Backed by the strong growth in loans and operational efficiencies, Sri Lanka’s second largest private sector lender in terms of assets, Hatton National Bank PLC (HNB), reported solid performance for its April-June quarter (2Q18), the interim financial accounts released to the Colombo Stock Exchange showed.
However, the banking group had to allocate hefty provisions for possible bad loans, as experienced by the entire banking industry, largely due to the depressed economic situation in the country.
The HNB group reported earnings of Rs.4.5 billion for the quarter under review, up from Rs.3.4 billion reported for the same period, last year. This translates into profit growth of 32 percent year-on-year. The earnings per share for the period improved to Rs.18.12, from Rs.15.87.
The net interest income for the period rose 14 percent YoY to Rs.12.8 billion, as the interest income rose 9 percent YoY to Rs.28.1 billion and the interest expenses increased at the lower pace of 5 percent YoY to Rs.15.3 billion.
The net fee and commission income rose by 6 percent YoY to Rs.2.4 billion.
The bank, which has an asset base of little over Rs.1 trillion, gave Rs.57 billion in new loans during the six months ended June 30, 2018 (1H18), which translates into a growth of 9 percent.
The bank attracted Rs.39.7 billion in deposits during 1H18, which is a 6 percent growth. The total deposits as at June 30 stood at Rs.741.2 billion.
However, the bank saw a drastic increase in provisions against bad loans. The total impairment charge for the 1H18 increased to Rs.1.9 billion, mainly due to the rise in collective impairments to Rs.1.6 billion, from Rs.854.5 million.
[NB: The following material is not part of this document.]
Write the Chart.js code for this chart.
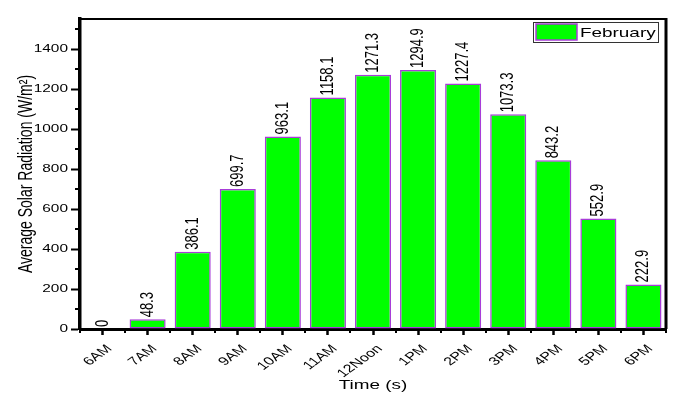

The impairment cost on individually significant loans however declined by 42 percent YoY to Rs.342.3 million.
The gross non-performing advances ratio of the bank deteriorated to 2.91 percent, from 2.28 percent six months ago, albeit below the industry average of 3.3 percent.
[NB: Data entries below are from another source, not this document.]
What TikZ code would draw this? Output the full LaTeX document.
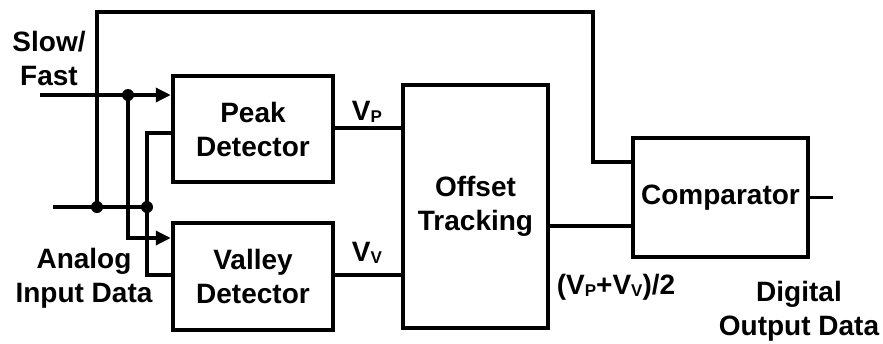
\documentclass[tikz,border=0pt]{standalone}
\usepackage{fontspec}
\setmainfont{Liberation Sans}
\usetikzlibrary{arrows.meta}
\newcommand\lblfont{\fontsize{28}{34}\selectfont\bfseries}
\newcommand\subsc[1]{\raisebox{-2pt}{\fontsize{17}{17}\selectfont #1}}
\begin{document}
\begin{tikzpicture}[x=1pt,y=-1pt,
  box/.style={draw,line width=4.5pt,inner sep=0pt,align=center,font=\lblfont},
  wire/.style={line width=3.4pt},
  arr/.style={-{Triangle[length=15pt,width=14pt]}},
  dot/.style={circle,fill,inner sep=0pt,minimum size=12pt},
  lbl/.style={inner sep=0pt,align=center,font=\lblfont}]
\useasboundingbox (0,0) rectangle (883,343);
% boxes
\node[box,minimum width=160pt,minimum height=106pt] (peak) at (253,129) {Peak\\Detector};
\node[box,minimum width=160pt,minimum height=107pt] (valley) at (253,276.5) {Valley\\Detector};
\node[box,minimum width=145pt,minimum height=243pt] (off) at (475.5,206.5) {\raisebox{-4pt}{\begin{tabular}{@{}c@{}}Offset\\Tracking\end{tabular}}};
\node[box,minimum width=175pt,minimum height=119pt] (comp) at (720.5,197.5) {Comparator};
% labels
\node[lbl] (sf) at (49,58) {Slow/\\Fast};
\node[lbl] (ain) at (84,278) {Analog\\Input Data};
\node[lbl] (vp) at (367,112) {V\subsc{P}};
\node[lbl] (vv) at (367,253) {V\subsc{V}};
\node[lbl] (avg) at (616,287) {(V\subsc{P}+V\subsc{V})/2};
\node[lbl] (dout) at (799,311) {Digital\\Output Data};
% coordinates
\coordinate (sfin) at (40,95);
\coordinate (ainl) at (53,207);
\coordinate (top) at (593,12);
\coordinate (out) at (833,197.5);
\coordinate (yc1) at (0,162);
\coordinate (yv1) at (0,238);
\coordinate (yp2) at (0,133);
\coordinate (yv2) at (0,275);
\coordinate (yvp) at (0,128);
\coordinate (yvv) at (0,275);
\coordinate (yo) at (0,226);
\node[dot] (d1) at (128,95) {};
\node[dot] (d2) at (97,207) {};
\node[dot] (d3) at (147,207) {};
% wires
\draw[wire,arr] (sfin) -- (sfin -| peak.west);
\draw[wire,arr] (d1.center) |- (valley.west |- yv1);
\draw[wire] (ainl) -- (d3.center);
\draw[wire] (d2.center) |- (top) |- (comp.west |- yc1);
\draw[wire] (d3.center) |- (peak.west |- yp2);
\draw[wire] (d3.center) |- (valley.west |- yv2);
\draw[wire] (peak.east |- yvp) -- (off.west |- yvp);
\draw[wire] (valley.east |- yvv) -- (off.west |- yvv);
\draw[wire] (off.east |- yo) -- (comp.west |- yo);
\draw[wire] (comp.east) -- (out);
\end{tikzpicture}
\end{document}
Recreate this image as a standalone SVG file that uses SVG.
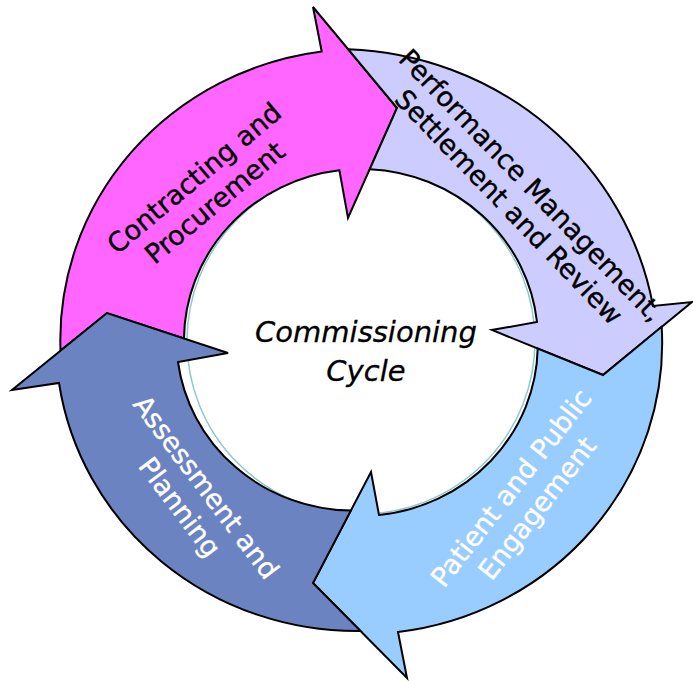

HNB’s Tier I capital ratio and total capital ratio remained strong at 12.48 percent and 15.22, respectively, well ahead of the required regulatory minimums of 8.875 percent and 12.875 percent.
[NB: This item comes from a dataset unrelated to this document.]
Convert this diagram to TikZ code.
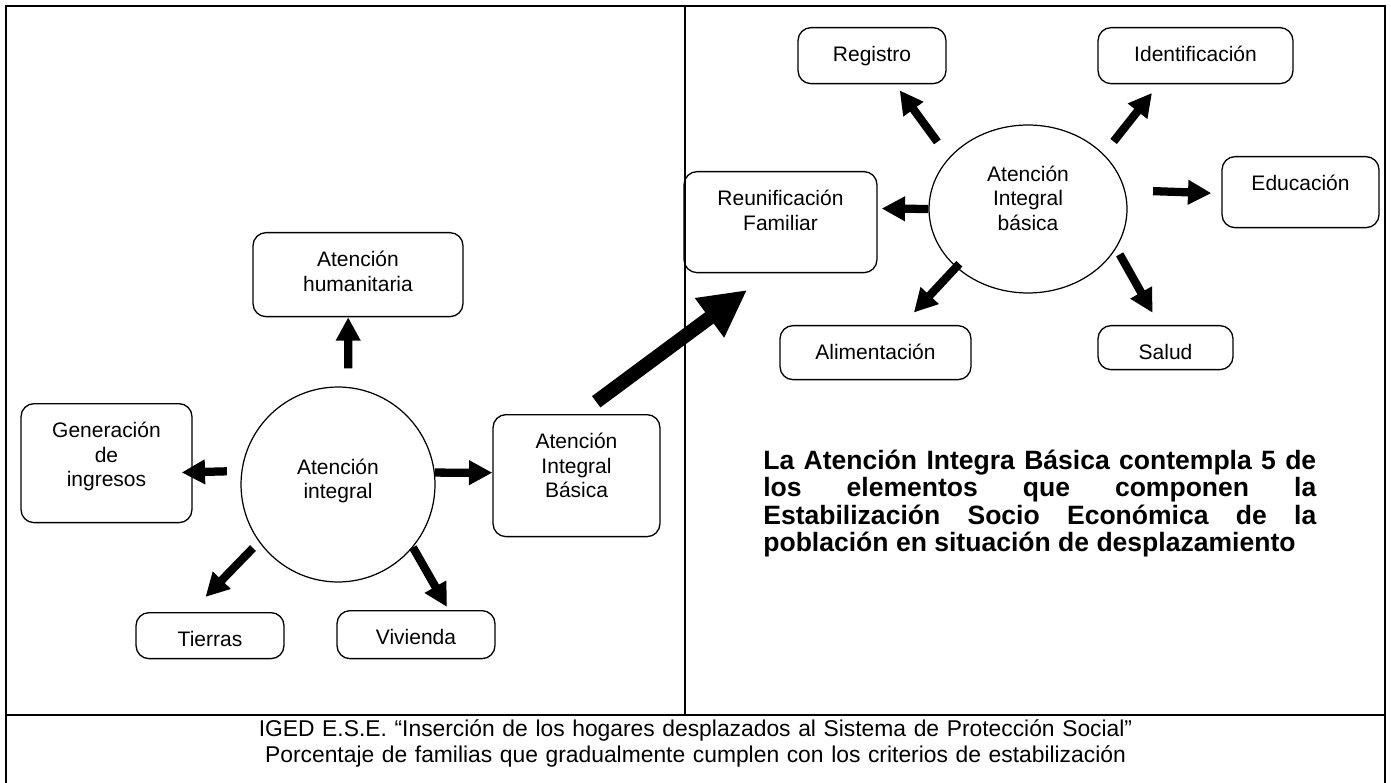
\documentclass[tikz,border=0pt]{standalone}
\usepackage{fontspec}
\setmainfont{Liberation Sans}
\usepackage{tikz}
\usetikzlibrary{shapes.geometric, arrows.meta}

\begin{document}
\begin{tikzpicture}[
    x=0.02cm, y=-0.02cm,
    item/.style={draw, line width=0.75pt, rounded corners=0.26cm, anchor=north,
                 inner sep=0pt, align=center, text height=0.68cm,
                 font=\fontsize{11.95}{14}\selectfont},
    hub/.style={draw, ellipse, line width=0.7pt, inner sep=0pt, align=center,
                text width=2.4cm, text height=0.3cm,
                font=\fontsize{11.95}{14}\selectfont},
    conn/.style={-{Triangle[length=13.3pt, width=13.3pt]}, line width=4.7pt},
    bigconn/.style={-{Triangle[length=26.7pt, width=26pt]}, line width=8pt},
]
    \useasboundingbox (0,0) rectangle (1391,783);

    % Frame
    \draw[line width=1.15pt] (6,790) -- (6,6) -- (1385,6) -- (1385,790);
    \draw[line width=1pt] (6,715) -- (1385,715);
    \draw[line width=0.6pt] (685,6) -- (685,715);

    % Left panel: Atencion integral
    \node[hub, minimum width=3.88cm, minimum height=3.9cm, text depth=0.71cm] (ai) at (338,484.5) {Atención\\integral};
    \node[item, text width=4.2cm, text depth=1.0cm] (hum) at (358,232) {Atención\\humanitaria};
    \node[item, text width=3.42cm, text depth=1.7cm] (gen) at (106.5,403) {Generación\\de\\ingresos};
    \node[item, text width=3.34cm, text depth=1.76cm] (aibl) at (576.5,414) {Atención\\Integral\\Básica};
    \node[item, text width=2.96cm, text depth=0.24cm] (tie) at (210,612) {Tierras};
    \node[item, text width=3.16cm, text depth=0.28cm] (viv) at (416,610) {Vivienda};

    % Right panel: Atencion Integral basica
    \node[hub, minimum width=3.96cm, minimum height=3.36cm, text depth=1.42cm] (aib) at (1028,209) {Atención\\Integral\\básica};
    \node[item, text width=2.96cm, text depth=0.44cm] (reg) at (872,27) {Registro};
    \node[item, text width=3.9cm, text depth=0.44cm] (ide) at (1195.5,27) {Identificación};
    \node[item, text width=3.86cm, text depth=1.34cm] (reu) at (780.5,171) {Reunificación\\Familiar};
    \node[item, text width=3.14cm, text depth=0.74cm] (edu) at (1300.5,156) {Educación};
    \node[item, text width=3.82cm, text depth=0.4cm] (ali) at (875.5,325) {Alimentación};
    \node[item, text width=2.7cm, text depth=0.2cm] (sal) at (1165.5,325) {Salud};

    % Note and source
    \node[anchor=base west, inner sep=0pt, text width=11.06cm, align=justify,
          font=\bfseries\fontsize{15.1}{15.7}\selectfont] (note) at (763,469)
        {La Atención Integra Básica contempla 5 de\linebreak los elementos que componen la\linebreak Estabilización Socio Económica de la\linebreak población en situación de desplazamiento};
    \node[anchor=base, inner sep=0pt, text width=27cm, align=center,
          font=\fontsize{13}{14.9}\selectfont] (src) at (695.5,736)
        {IGED E.S.E. “Inserción de los hogares desplazados al Sistema de Protección Social”\\
         Porcentaje de familias que gradualmente cumplen con los criterios de estabilización};

    % Connections
    \draw[conn, shorten <=0.37cm] (ai.84) -- (hum.-103);
    \draw[conn, shorten <=0.29cm, shorten >=-0.22cm] (ai.172) -- (gen.-6);
    \draw[conn] (ai.7) -- (aibl.178);
    \draw[conn, shorten <=0.17cm, shorten >=0.42cm] (ai.216) -- (tie.129);
    \draw[conn, shorten >=0.07cm] (ai.-40) -- (viv.37);
    \draw[bigconn, shorten <=0.41cm, shorten >=0.56cm] (aibl.87) -- (reu.-102);
    \draw[conn, shorten <=0.39cm, shorten >=0.15cm] (aib.147) -- (reg.-51);
    \draw[conn, shorten <=0.32cm, shorten >=0.22cm] (aib.36) -- (ide.-142);
    \draw[conn, shorten <=0.56cm, shorten >=0.2cm] (aib.11) -- (edu.181);
    \draw[conn, shorten >=0.08cm] (aib.180) -- (reu.8);
    \draw[conn, shorten <=-0.1cm, shorten >=0.34cm] (aib.219) -- (ali.46);
    \draw[conn, shorten <=0.14cm, shorten >=0.28cm] (aib.-24) -- (sal.105);
\end{tikzpicture}
\end{document}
The bank was also able to further improve its cost to income ratio—a key efficiency ratio— to 37.7 during 1H18 percent, compared to 41.4 percent reported for the corresponding period, last year.
Meanwhile, HNB saw its net profit for 1H18 improving 26 percent YoY to Rs.9.1 billion on a net interest income of Rs.24.9 billion, up 14 percent YoY.
The net fee and commission income rose 9 percent YoY to Rs.4.8 billion.
As at June 30, 2018, the government controlled a 25.12 percent stake in HNB through the Employees’ Provident Fund, Sri Lanka Insurance Corporation Limited and National Savings Bank.
Harry Jayawardena-controlled Milford Exports Ceylon Limited, Stassen Exports Limited and Distilleries Company of Sri Lanka collectively held a 17.83 percent stake but the voting rights are limited to 10 percent.